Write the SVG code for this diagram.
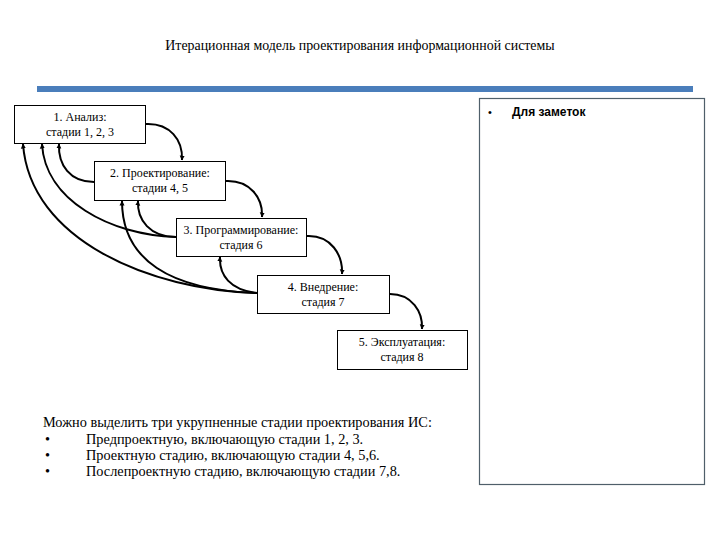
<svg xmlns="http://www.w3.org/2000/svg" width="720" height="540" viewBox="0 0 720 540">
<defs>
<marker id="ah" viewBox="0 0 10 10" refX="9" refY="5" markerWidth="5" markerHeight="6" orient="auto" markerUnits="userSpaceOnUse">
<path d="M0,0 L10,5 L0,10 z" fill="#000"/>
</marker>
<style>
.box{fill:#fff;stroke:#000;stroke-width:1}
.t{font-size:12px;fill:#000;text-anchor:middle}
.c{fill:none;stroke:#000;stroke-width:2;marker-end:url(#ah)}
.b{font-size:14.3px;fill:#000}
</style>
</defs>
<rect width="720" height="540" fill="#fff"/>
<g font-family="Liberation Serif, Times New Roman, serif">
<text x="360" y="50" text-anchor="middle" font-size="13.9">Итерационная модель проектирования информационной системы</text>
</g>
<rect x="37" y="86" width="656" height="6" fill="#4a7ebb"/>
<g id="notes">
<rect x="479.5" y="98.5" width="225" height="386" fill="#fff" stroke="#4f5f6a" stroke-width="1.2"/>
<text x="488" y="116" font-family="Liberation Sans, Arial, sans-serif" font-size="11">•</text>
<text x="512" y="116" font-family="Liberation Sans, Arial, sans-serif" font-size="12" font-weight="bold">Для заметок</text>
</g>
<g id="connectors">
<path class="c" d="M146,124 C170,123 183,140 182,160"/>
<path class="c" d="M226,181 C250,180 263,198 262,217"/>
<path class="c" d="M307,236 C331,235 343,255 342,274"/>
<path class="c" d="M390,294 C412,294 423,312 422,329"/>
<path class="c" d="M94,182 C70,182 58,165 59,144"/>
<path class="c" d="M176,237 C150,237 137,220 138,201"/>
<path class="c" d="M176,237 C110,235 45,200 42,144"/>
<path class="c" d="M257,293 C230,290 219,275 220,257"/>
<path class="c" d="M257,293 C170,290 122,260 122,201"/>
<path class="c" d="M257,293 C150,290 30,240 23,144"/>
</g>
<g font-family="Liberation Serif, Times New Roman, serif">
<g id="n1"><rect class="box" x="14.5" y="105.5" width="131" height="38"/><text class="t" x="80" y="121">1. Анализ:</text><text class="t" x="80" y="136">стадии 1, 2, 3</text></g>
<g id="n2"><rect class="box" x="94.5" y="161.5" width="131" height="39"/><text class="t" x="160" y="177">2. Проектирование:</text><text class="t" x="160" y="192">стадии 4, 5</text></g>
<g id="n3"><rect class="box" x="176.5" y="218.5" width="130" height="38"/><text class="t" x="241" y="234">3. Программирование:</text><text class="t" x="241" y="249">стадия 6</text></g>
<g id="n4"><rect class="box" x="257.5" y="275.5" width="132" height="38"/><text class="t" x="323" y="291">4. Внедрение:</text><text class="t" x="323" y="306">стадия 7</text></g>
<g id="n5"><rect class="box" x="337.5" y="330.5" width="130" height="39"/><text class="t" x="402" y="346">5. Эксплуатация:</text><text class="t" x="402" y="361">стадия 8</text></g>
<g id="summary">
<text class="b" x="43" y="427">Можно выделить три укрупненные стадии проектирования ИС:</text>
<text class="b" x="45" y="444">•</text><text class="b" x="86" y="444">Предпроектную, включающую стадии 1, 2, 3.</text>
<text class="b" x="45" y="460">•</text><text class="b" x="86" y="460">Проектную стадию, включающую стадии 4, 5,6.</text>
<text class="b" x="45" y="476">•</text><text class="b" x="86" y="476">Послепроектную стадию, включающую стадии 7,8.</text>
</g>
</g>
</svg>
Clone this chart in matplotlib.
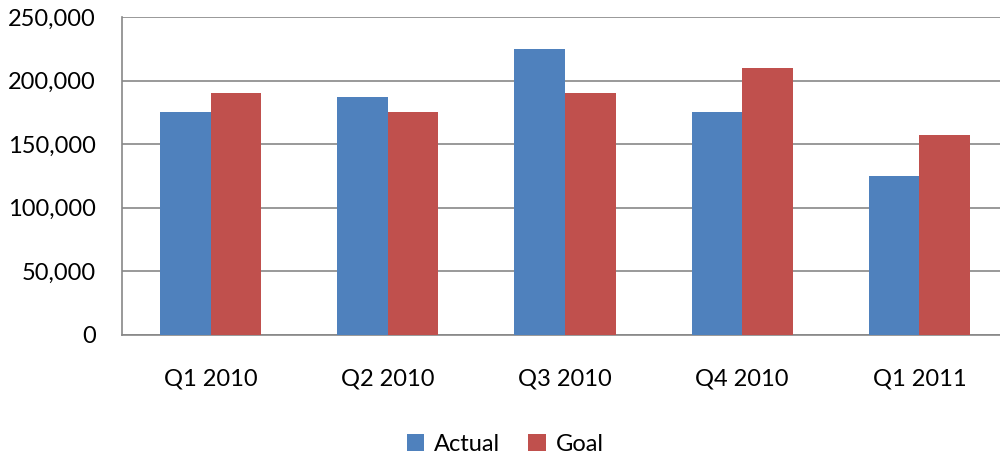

+++++

_SHORT EXERCISE_
Show every line where the string "this" appears.

_FINISHED TASK_
Write the SVG code for this diagram.
Clone this chart in matplotlib.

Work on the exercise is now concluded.